## EXTRACTED INFORMATION
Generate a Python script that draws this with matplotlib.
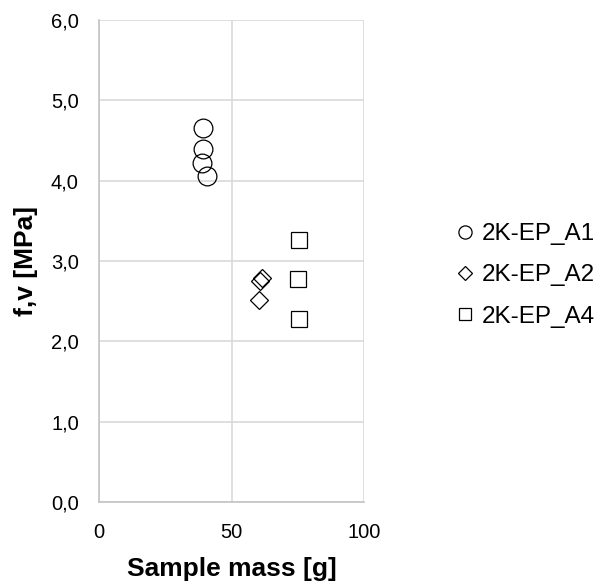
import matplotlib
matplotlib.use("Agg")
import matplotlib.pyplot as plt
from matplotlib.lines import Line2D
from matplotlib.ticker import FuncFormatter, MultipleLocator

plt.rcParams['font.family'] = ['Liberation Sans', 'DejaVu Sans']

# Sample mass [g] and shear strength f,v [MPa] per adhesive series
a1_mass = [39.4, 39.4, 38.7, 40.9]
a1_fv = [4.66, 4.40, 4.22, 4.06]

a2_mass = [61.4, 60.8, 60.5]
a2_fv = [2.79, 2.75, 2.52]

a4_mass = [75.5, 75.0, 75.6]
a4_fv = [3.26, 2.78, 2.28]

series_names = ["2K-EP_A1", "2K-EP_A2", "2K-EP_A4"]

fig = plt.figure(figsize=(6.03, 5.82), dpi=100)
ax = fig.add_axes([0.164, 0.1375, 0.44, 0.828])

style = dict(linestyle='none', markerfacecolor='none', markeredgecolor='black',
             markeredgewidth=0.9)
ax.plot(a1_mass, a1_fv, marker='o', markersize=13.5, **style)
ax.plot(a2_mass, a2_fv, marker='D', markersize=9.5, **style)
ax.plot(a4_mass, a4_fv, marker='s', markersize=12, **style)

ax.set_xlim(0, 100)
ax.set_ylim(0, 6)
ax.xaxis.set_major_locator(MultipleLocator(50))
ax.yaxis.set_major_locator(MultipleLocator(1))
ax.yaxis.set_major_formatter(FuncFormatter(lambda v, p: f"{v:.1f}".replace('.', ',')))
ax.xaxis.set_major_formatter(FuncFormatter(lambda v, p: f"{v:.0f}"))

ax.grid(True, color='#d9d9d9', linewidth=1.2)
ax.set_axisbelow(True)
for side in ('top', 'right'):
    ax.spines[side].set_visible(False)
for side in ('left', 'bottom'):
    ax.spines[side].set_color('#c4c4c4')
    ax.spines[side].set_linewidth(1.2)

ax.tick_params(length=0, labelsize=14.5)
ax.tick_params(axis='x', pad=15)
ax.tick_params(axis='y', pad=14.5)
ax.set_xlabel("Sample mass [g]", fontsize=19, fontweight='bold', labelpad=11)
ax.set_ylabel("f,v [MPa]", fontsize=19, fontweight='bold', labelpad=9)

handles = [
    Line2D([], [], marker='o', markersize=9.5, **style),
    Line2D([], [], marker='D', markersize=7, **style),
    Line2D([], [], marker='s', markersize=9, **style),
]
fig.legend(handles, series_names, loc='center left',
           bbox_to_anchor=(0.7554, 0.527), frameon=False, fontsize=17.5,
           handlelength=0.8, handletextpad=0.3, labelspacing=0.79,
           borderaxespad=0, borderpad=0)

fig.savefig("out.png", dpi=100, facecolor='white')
---
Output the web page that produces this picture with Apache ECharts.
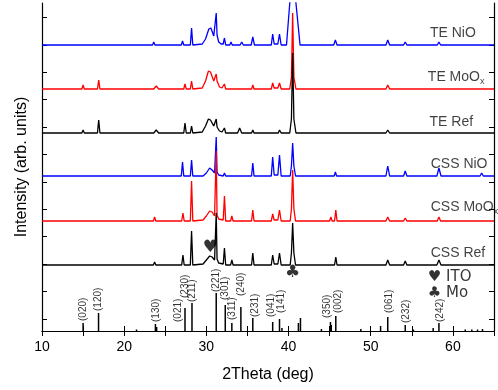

## SHORT PROBLEM
Give only the lines from the one with "Generate a Python" to the one with "ax.plot(a4_mass, a4_fv, marker='s', markersize=12, **style)", both included, again and exactly; leave the images out.

## SOLUTION TO THIS PROBLEM
Generate a Python script that draws this with matplotlib.
import matplotlib
matplotlib.use("Agg")
import matplotlib.pyplot as plt
from matplotlib.lines import Line2D
from matplotlib.ticker import FuncFormatter, MultipleLocator

plt.rcParams['font.family'] = ['Liberation Sans', 'DejaVu Sans']

# Sample mass [g] and shear strength f,v [MPa] per adhesive series
a1_mass = [39.4, 39.4, 38.7, 40.9]
a1_fv = [4.66, 4.40, 4.22, 4.06]

a2_mass = [61.4, 60.8, 60.5]
a2_fv = [2.79, 2.75, 2.52]

a4_mass = [75.5, 75.0, 75.6]
a4_fv = [3.26, 2.78, 2.28]

series_names = ["2K-EP_A1", "2K-EP_A2", "2K-EP_A4"]

fig = plt.figure(figsize=(6.03, 5.82), dpi=100)
ax = fig.add_axes([0.164, 0.1375, 0.44, 0.828])

style = dict(linestyle='none', markerfacecolor='none', markeredgecolor='black',
             markeredgewidth=0.9)
ax.plot(a1_mass, a1_fv, marker='o', markersize=13.5, **style)
ax.plot(a2_mass, a2_fv, marker='D', markersize=9.5, **style)
ax.plot(a4_mass, a4_fv, marker='s', markersize=12, **style)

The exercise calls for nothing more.